Os paranaenses chamam a Brigada Militar. Com a chegada de colegas de farda de Silva, descobrem que mataram um PM. Encaminhados à Delegacia de Polícia de Pronto-Atendimento, entregam as armas e acionam os superiores em Curitiba. Figueiroa, o chefe do grupo de elite Tigre, é acordado durante a madrugada. Só então, informa o Departamento Estadual de Investigações Criminais gaúcho e o delegado regional de Gravataí Leonel Carivali sobre o possível sequestro em solo gaúcho. O policial paranaense envia de avião um delegado a Porto Alegre, com mais dois agentes.
No final da manhã de quarta-feira, o reforço paranaense está em Gravataí para ajudar a polícia gaúcha nas buscas.
– Vamos à região onde o cativeiro pode estar, para fazer o levantamento – diz Carivali.
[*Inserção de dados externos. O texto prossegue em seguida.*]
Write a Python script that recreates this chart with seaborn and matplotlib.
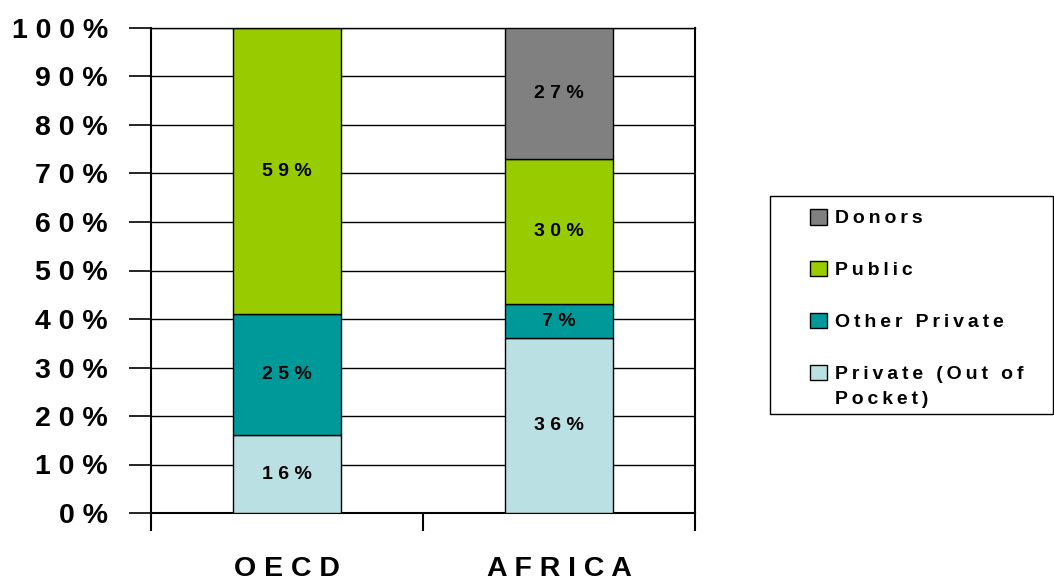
import matplotlib
matplotlib.use("Agg")
import matplotlib.pyplot as plt
import seaborn as sns
import pandas as pd
import numpy as np
from matplotlib.patches import Patch, Rectangle

categories = ["OECD", "AFRICA"]
series = ["Private (Out of Pocket)", "Other Private", "Public", "Donors"]
private_oop = [16, 36]
other_private = [25, 7]
public = [59, 30]
donors = [0, 27]
colors = ["#BBE0E3", "#009999", "#99CC00", "#808080"]
yticks = [0, 10, 20, 30, 40, 50, 60, 70, 80, 90, 100]

sns.set_theme(style="white")
plt.rcParams['font.family'] = ['Liberation Sans', 'DejaVu Sans']

def sp(s, sep=" "):
    return sep.join(list(s))

values = [private_oop, other_private, public, donors]
df = pd.DataFrame({"cat": np.repeat(categories, len(series)),
                   "series": series * len(categories),
                   "val": [values[j][i] for i in range(len(categories)) for j in range(len(series))]})

W, H = 1054, 581
fig = plt.figure(figsize=(W / 100, H / 100), dpi=100)
ax = fig.add_axes([151/W, (H-513)/H, (695-151)/W, (513-28)/H])

bottom = np.zeros(len(categories))
for j, s in enumerate(series):
    sub = df[df.series == s]
    vals = sub["val"].to_numpy()
    sns.barplot(x=sub["cat"], y=vals, bottom=bottom, color=colors[j], width=0.4,
                saturation=1, edgecolor="black", linewidth=1.0, ax=ax,
                order=categories, zorder=3)
    for i, v in enumerate(vals):
        if v > 0:
            ax.text(i, bottom[i] + v / 2, sp(f"{v}%"), ha="center", va="center",
                    fontsize=14, fontweight="bold", color="black", zorder=4)
    bottom += vals

ax.set_xlim(-0.5, 1.5)
ax.set_ylim(0, 100)
ax.set_yticks(yticks)
ax.set_yticklabels([sp(f"{t}%") for t in yticks], fontsize=20.5, fontweight="bold")
ax.set_xticks([0, 1])
ax.set_xticklabels([sp(c) for c in categories], fontsize=20.5, fontweight="bold")
ax.set_xticks([-0.5, 0.5, 1.5], minor=True)
ax.tick_params(axis="x", which="major", bottom=True, length=0, pad=31, colors="black")
ax.tick_params(axis="x", which="minor", bottom=True, length=13, width=1.5, direction="out", color="black")
ax.tick_params(axis="y", left=True, length=16, width=1.2, direction="out", color="black",
               pad=15, labelcolor="black")
ax.set_xlabel("")
ax.set_ylabel("")
ax.grid(axis="y", color="black", linewidth=1.0, zorder=0)
ax.grid(axis="x", visible=False)
for s in ax.spines.values():
    s.set_visible(True)
    s.set_color("black")
    s.set_linewidth(1.5)
ax.spines["top"].set_linewidth(1.0)

# legend (top row first); the long label wraps onto a second line
TS = "\u2009"
leg_labels = [sp("Donors", TS), sp("Public", TS), sp("Other Private", TS), sp("Private (Out of", TS)]
handles = [Patch(facecolor=colors[j], edgecolor="black", label=lab)
           for j, lab in zip([3, 2, 1, 0], leg_labels)]
leg = fig.legend(handles=handles, loc="upper left", bbox_to_anchor=(810/W, 1 - 209/H),
                 frameon=False, prop={"weight": "bold", "size": 14},
                 handlelength=0.85, handleheight=0.85, handletextpad=0.45,
                 labelspacing=1.72, borderpad=0, borderaxespad=0)
for t in leg.get_texts():
    t.set_color("black")

fig.canvas.draw()
inv = fig.transFigure.inverted()
last = leg.get_texts()[-1].get_window_extent()
x0, y0 = inv.transform((last.x0, last.y0))
fig.text(x0, y0 - 8/H, sp("Pocket)", TS), ha="left", va="top", fontsize=14,
         fontweight="bold", color="black")
fig.patches.append(Rectangle((770/W, 1 - 414/H), (1053-770)/W, (414-196)/H,
                             transform=fig.transFigure, facecolor="none",
                             edgecolor="black", linewidth=1.0))

fig.savefig("out.png", dpi=100)
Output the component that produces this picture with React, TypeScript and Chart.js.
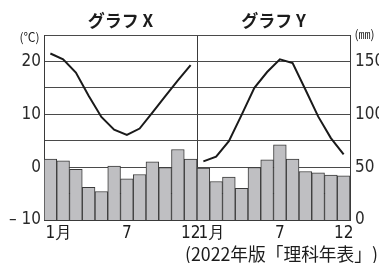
import React, { useEffect, useRef } from 'react';
import { Chart, registerables } from 'chart.js';

Chart.register(...registerables);

const monthLabels = ['1月', '', '', '', '', '', '7', '', '', '', '', '12', '1月', '', '', '', '', '', '7', '', '', '', '', '12'];
const panelTitles = ['グラフ X', 'グラフ Y'];
const tempX = [21.5, 20.4, 17.9, 13.5, 9.5, 7.1, 6.1, 7.3, 10.3, 13.4, 16.4, 19.3];
const tempY = [1.1, 2.0, 4.9, 9.9, 15.0, 18.0, 20.4, 19.7, 14.7, 9.6, 5.5, 2.4];
const precipX = [57.6, 56, 48, 31, 27, 51, 39, 43, 55, 49.6, 66.7, 57.6];
const precipY = [49, 36.4, 40.5, 30, 49.7, 57, 71, 57.6, 45.9, 44.6, 42.4, 41.8];
const leftTicks = [20, 10, 0, -10];
const rightTicks = [0, 50, 100, 150];
const leftUnit = '(℃)';
const rightUnit = '(㎜)';
const sourceNote = '(2022年版「理科年表」)';

const NUM_FONT = "'Liberation Sans Narrow', 'DejaVu Sans Condensed', 'Roboto Condensed', 'Liberation Sans', sans-serif";
const JP_FONT = "'Noto Sans CJK JP', 'Noto Sans', sans-serif";

const nulls = (n: number) => Array.from({ length: n }, () => null as number | null);

const decor = {
  id: 'decor',
  afterDraw(chart: any) {
    const { ctx, scales, chartArea } = chart;
    const x = scales.x;
    ctx.save();
    ctx.fillStyle = '#1c1c1c';
    ctx.textBaseline = 'middle';
    // panel titles
    ctx.font = `700 17px ${JP_FONT}`;
    ctx.textAlign = 'center';
    ctx.fillText(panelTitles[0], x.getPixelForValue(5.5), 21);
    ctx.fillText(panelTitles[1], x.getPixelForValue(17.5), 21);
    // units
    ctx.font = `12px ${JP_FONT}`;
    ctx.fillText(leftUnit, 29.5, 37);
    ctx.fillText(rightUnit, 364.5, 34);
    // x labels
    ctx.font = `17px ${NUM_FONT}`;
    monthLabels.forEach((lab, i) => {
      if (!lab) return;
      const px = x.getPixelForValue(i);
      const first = lab !== '12' && lab.charAt(0) === '1' && lab.length > 1 ? '1' : lab;
      const w = ctx.measureText(first).width;
      ctx.textAlign = 'left';
      ctx.fillText(lab, px - w / 2, chartArea.bottom + 14);
    });
    // source
    ctx.font = `18px ${JP_FONT}`;
    ctx.textAlign = 'right';
    ctx.fillText(sourceNote, 378, 254, 193);
    ctx.restore();
  },
};

export default function App() {
  const ref = useRef<HTMLCanvasElement>(null);
  useEffect(() => {
    if (!ref.current) return;
    const chart = new Chart(ref.current, {
      data: {
        labels: monthLabels,
        datasets: [
          {
            type: 'line',
            data: [...tempX, ...nulls(12)],
            yAxisID: 'y',
            borderColor: '#1a1a1a',
            borderWidth: 2,
            pointRadius: 0,
            tension: 0,
            spanGaps: false,
            order: 0,
          },
          {
            type: 'line',
            data: [...nulls(12), ...tempY],
            yAxisID: 'y',
            borderColor: '#1a1a1a',
            borderWidth: 2,
            pointRadius: 0,
            tension: 0,
            spanGaps: false,
            order: 0,
          },
          {
            type: 'bar',
            data: [...precipX, ...precipY],
            yAxisID: 'y1',
            backgroundColor: '#bfbfc2',
            borderColor: '#3a3a3a',
            borderWidth: 1,
            barPercentage: 1,
            categoryPercentage: 1,
            order: 1,
          },
        ],
      } as any,
      options: {
        responsive: false,
        animation: false,
        devicePixelRatio: 1,
        layout: { padding: { top: 35, left: 0, right: 0, bottom: 0 } },
        plugins: { legend: { display: false }, tooltip: { enabled: false } },
        scales: {
          x: {
            type: 'category',
            offset: true,
            grid: {
              offset: true,
              drawTicks: false,
              color: (c: any) => (c.index === 12 ? '#3a3a3a' : 'rgba(0,0,0,0)'),
              lineWidth: 1,
            },
            border: { display: true, color: '#3a3a3a', width: 1 },
            ticks: { display: false },
            afterFit: (s: any) => { s.height = 43; },
          },
          y: {
            position: 'left',
            min: -10,
            max: 25,
            afterBuildTicks: (s: any) => {
              s.ticks = [-10, -5, 0, 5, 10, 15, 20, 25].map((v) => ({ value: v }));
            },
            grid: { drawTicks: false, color: '#4a4a4a', lineWidth: 1 },
            border: { display: true, color: '#3a3a3a', width: 1 },
            ticks: {
              padding: 3,
              color: '#2a2a2a',
              font: { family: NUM_FONT, size: 17 },
              callback: (v: any) => (leftTicks.includes(v) ? (v < 0 ? '– ' + Math.abs(v) : String(v)) : ''),
            },
            afterFit: (s: any) => { s.width = 44; },
          },
          y1: {
            position: 'right',
            min: 0,
            max: 175,
            afterBuildTicks: (s: any) => {
              s.ticks = rightTicks.map((v) => ({ value: v }));
            },
            grid: { display: false, drawTicks: false },
            border: { display: true, color: '#3a3a3a', width: 1 },
            ticks: {
              padding: 5,
              color: '#2a2a2a',
              font: { family: NUM_FONT, size: 17 },
              callback: (v: any) => String(v),
            },
            afterFit: (s: any) => { s.width = 29; },
          },
        },
      } as any,
      plugins: [decor],
    });
    return () => chart.destroy();
  }, []);
  return (
    <div style={{ position: 'fixed', left: 0, top: 0, width: 379, height: 263, background: '#fff' }}>
      <canvas ref={ref} width={379} height={263} style={{ width: 379, height: 263, display: 'block' }} />
    </div>
  );
}
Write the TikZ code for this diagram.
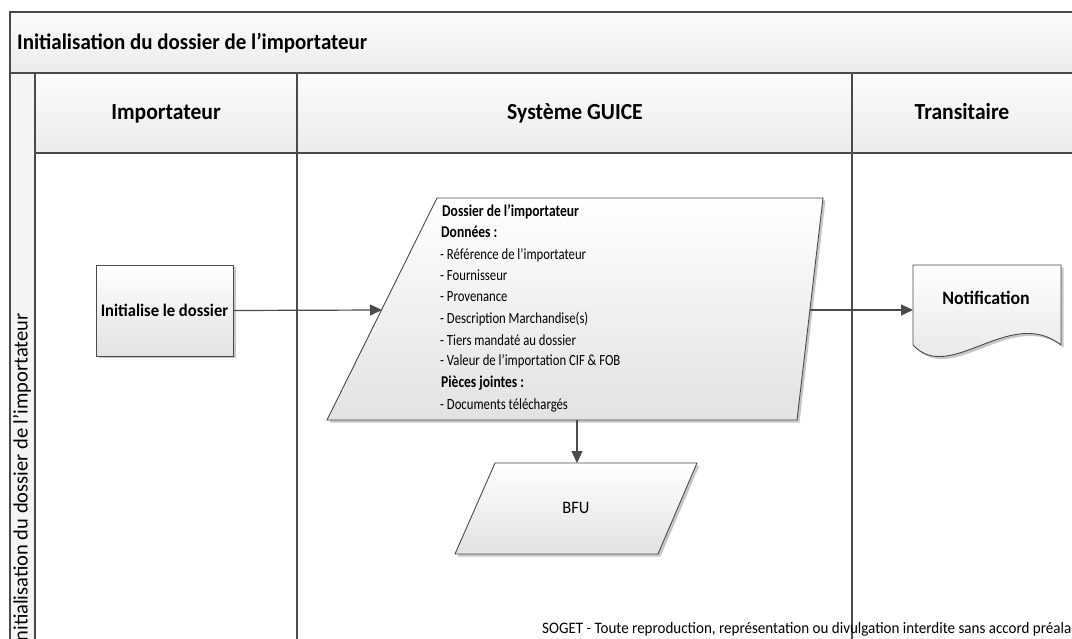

Agentes civis dos dois Estados deixam a Delegacia de Polícia de Pronto Atendimento e seguem para a região central de Gravataí. Apesar do desastre da madrugada, o problema da falta de comunicação entre as polícias ocorreria outras duas vezes, com novo desfecho trágico e fatal.
Às14h, a 10 quarteirões do cativeiro, um grupo de policiais civis é abordado por viaturas da Brigada Militar.
– Quem são vocês? O que fazem circulando por aqui? – questiona um PM.
Nesse momento, o restante do grupo, com os delegados gaúchos Leonel Carivali e Roland Short, estacionam na região suspeita. Por incrível que pareça, são abordados por outra guarnição da BM. Enquanto os policiais se identificam, os criminosos, que haviam instalado o cativeiro a poucos metros dali, abrem a porta da garagem. Percebem a presença da polícia. Os delegados, por sua vez, identificam a quadrilha
– Polícia! Polícia! Arma! Arma! – grita o delegado Carivali antes dos tiros fatais.
Três tiros acertam a garagem e o Corsa dos criminosos. Momentos antes de ser libertado, Persch é atingido. Os bandidos fecham a garagem. Segue-se uma negociação breve e a rendição. É então que Finkler, capuz removido, descobre que o amigo está morto.